Again, I’ve used colors to denote pairs of terms that cancel. If it’s not immediately obvious why this works, note that $N_k = N_{k-1} - x_{k-1}$ . Finally, note that

$(1 - (\pi_1 + \dots + \pi_{K-1}))^{N_{K-1} - x_{K-1}} = \pi_K^{x_K}, \tag{9}$

because the $\pi_k$ terms sum to one. So we have shown,

$\prod_{k=1}^{K-1} \tilde{\pi}_k^{x_k} (1 - \tilde{\pi}_k)^{N_k - x_k} = \pi_1^{x_1} \pi_2^{x_2} \dots \pi_K^{x_K}, \tag{10}$

and we’re done. As I mentioned, this is cool because now we can use Pólya-gamma augmentation. Just define $\tilde{\pi}_k \triangleq \sigma(\psi_k)$ where $\sigma(\cdot)$ is the logistic function. Then we can use this stick-breaking representation to write our $K$ -dimensional multinomial as

$\begin{aligned} \text{mult}(\mathbf{x} \mid N, \boldsymbol{\pi}) &= \prod_{k=1}^{K-1} {N_k \choose x_k} \sigma(\psi_k)^{x_k} (1 - \sigma(\psi_k))^{N_k - x_k} \\ &= \prod_{k=1}^{K-1} {N_k \choose x_k} \frac{(e^{\psi_k})^{x_k}}{(1 + e^{\psi_k})^{N_k}}. \end{aligned} \tag{11}$

This product of logistic functions is amendable to the identity in Theorem $1$ in (Polson et al., 2013).

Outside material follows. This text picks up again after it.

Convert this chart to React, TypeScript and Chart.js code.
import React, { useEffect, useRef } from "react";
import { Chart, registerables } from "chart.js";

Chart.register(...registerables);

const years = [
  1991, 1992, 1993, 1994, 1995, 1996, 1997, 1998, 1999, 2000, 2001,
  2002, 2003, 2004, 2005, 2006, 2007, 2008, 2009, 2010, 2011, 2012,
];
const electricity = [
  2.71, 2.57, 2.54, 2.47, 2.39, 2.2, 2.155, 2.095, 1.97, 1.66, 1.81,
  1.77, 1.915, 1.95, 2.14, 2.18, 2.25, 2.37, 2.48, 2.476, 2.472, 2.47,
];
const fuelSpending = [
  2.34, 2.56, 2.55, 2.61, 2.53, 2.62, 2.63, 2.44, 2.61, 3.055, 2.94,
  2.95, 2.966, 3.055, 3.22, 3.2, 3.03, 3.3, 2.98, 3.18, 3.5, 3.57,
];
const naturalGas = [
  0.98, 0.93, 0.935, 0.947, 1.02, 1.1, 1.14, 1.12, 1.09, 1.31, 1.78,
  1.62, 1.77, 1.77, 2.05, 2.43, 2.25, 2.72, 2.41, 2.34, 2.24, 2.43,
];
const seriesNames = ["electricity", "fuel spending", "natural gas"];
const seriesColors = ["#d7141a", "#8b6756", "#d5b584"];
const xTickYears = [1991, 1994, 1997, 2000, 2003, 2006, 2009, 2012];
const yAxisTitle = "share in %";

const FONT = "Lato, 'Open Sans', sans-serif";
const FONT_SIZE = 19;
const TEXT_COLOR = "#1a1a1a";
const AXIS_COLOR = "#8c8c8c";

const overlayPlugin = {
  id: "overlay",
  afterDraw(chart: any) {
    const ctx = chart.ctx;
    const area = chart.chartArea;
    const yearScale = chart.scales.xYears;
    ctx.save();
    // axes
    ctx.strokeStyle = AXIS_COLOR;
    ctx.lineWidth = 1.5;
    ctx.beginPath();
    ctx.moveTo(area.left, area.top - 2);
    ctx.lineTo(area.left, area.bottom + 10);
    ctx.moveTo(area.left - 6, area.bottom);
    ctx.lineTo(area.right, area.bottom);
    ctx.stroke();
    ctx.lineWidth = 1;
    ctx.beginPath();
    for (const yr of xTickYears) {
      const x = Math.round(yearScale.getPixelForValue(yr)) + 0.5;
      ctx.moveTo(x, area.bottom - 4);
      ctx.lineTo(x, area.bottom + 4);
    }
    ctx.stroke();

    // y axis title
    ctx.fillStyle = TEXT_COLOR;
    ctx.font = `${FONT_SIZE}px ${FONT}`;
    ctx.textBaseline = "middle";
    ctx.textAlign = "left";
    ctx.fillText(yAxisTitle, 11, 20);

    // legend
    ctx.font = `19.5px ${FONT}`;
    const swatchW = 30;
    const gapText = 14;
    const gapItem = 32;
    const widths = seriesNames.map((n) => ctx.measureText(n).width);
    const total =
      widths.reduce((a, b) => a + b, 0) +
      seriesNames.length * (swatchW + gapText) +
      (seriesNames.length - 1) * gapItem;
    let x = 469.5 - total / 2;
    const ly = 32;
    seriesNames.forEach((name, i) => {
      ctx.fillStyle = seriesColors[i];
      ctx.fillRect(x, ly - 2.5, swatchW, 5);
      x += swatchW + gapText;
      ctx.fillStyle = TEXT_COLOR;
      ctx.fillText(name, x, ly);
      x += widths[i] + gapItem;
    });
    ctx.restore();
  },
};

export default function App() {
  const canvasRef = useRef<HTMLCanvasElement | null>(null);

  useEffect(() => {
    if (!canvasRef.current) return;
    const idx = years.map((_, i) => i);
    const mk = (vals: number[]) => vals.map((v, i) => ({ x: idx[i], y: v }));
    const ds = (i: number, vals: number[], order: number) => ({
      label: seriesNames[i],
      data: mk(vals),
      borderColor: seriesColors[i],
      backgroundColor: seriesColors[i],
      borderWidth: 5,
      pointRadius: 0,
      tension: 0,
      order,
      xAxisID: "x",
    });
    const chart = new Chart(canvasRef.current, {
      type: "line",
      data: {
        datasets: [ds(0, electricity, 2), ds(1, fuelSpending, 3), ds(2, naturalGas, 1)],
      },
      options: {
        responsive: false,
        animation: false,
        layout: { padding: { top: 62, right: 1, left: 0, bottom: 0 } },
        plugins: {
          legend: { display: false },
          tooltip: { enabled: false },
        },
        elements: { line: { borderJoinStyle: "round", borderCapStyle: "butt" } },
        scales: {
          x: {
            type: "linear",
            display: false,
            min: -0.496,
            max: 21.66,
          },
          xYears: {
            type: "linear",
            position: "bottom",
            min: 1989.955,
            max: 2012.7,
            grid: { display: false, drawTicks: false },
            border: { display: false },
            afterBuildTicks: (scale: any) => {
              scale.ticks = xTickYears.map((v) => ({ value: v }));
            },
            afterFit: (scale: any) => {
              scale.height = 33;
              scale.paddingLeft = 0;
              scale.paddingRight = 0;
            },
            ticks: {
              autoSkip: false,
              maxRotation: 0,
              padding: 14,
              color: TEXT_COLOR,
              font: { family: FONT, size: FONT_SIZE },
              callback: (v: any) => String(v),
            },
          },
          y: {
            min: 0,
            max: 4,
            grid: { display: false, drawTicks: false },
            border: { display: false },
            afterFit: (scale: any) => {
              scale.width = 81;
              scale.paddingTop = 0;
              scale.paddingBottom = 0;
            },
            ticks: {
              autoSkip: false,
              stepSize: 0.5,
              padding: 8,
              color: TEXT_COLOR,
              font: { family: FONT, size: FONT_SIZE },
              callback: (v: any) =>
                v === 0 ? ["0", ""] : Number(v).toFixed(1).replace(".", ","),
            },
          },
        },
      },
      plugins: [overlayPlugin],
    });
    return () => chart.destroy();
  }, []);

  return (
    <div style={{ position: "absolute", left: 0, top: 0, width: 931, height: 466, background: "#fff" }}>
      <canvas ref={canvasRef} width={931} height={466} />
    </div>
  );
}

Linderman, S., Johnson, M. J., & Adams, R. P. (2015). Dependent multinomial models made easy: Stick-breaking with the polya-gamma augmentation. Advances in Neural Information Processing Systems, 3456–3464.
Polson, N. G., Scott, J. G., & Windle, J. (2013). Bayesian inference for logistic models using Pólya–Gamma latent variables. Journal of the American Statistical Association, 108(504), 1339–1349.